GitHub releases blueprint for budding open source program offices
GitHub has published its own internal guides and tools on how to go about setting up an open source program office (OSPO).
The new GitHub-OSPO repository on GitHub (where else?) is aimed at businesses in the first year of setting up their inaugural OSPO, and includes everything from policies covering contributor license agreements (CLA) to guides on archiving repositories. It's basically all about helping small-scale open source projects evolve into something more substantial and organized.
The rise of the OSPO
Open source software intersects with just about every facet of the modern technology stack, from cloud computing and databases to servers and supercomputers. Many companies also elect to open source their own internal projects to foster industry buy-in and community engagement. But companies looking to keep on top of all their open source componentry, compliance, security and licensing obligations will soon realize the immense challenges they face.
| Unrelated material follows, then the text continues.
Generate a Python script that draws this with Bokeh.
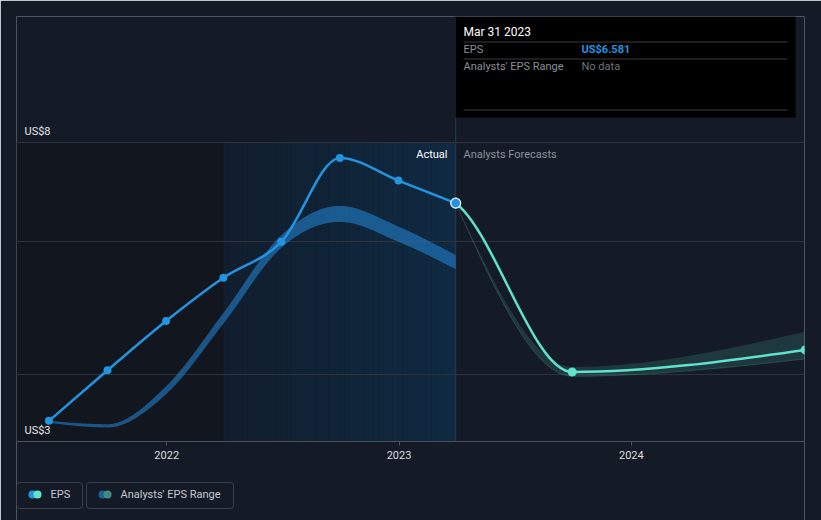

And this is why the OSPO is emerging as a staple part of the modern corporation, formalizing what might previously have been a loose collective of employees spanning myriad departments and roles.
While most of the big giants like Microsoft and Spotify have dedicated OSPOs, we've seen a surge in all manner of organizations following suit. Just last month, the Dutch Government revealed it was setting up an OSPO, following the World Health Organization's (WHO) OSPO launch last year. Goldman Sachs, meanwhile, opened its OSPO back in 2021.
Moreover, the U.S. Securing Open Source Software Act, proposed legislation that emerged in the wake of the critical Log4Shell security flaw, focuses on ways to improve the security of open source software in government systems -- this includes provisions for vulnerability detection / disclosure, SBOMs (software bill of materials) and setting up an OSPO within federal agencies.
According to GitHub's recent Octoverse report, 30% of Fortune 100 companies have an OSPO in place. And this surge in OSPO interest is essentially what GitHub is looking to support by releasing its own internal policies and tools as a blueprint for others to follow.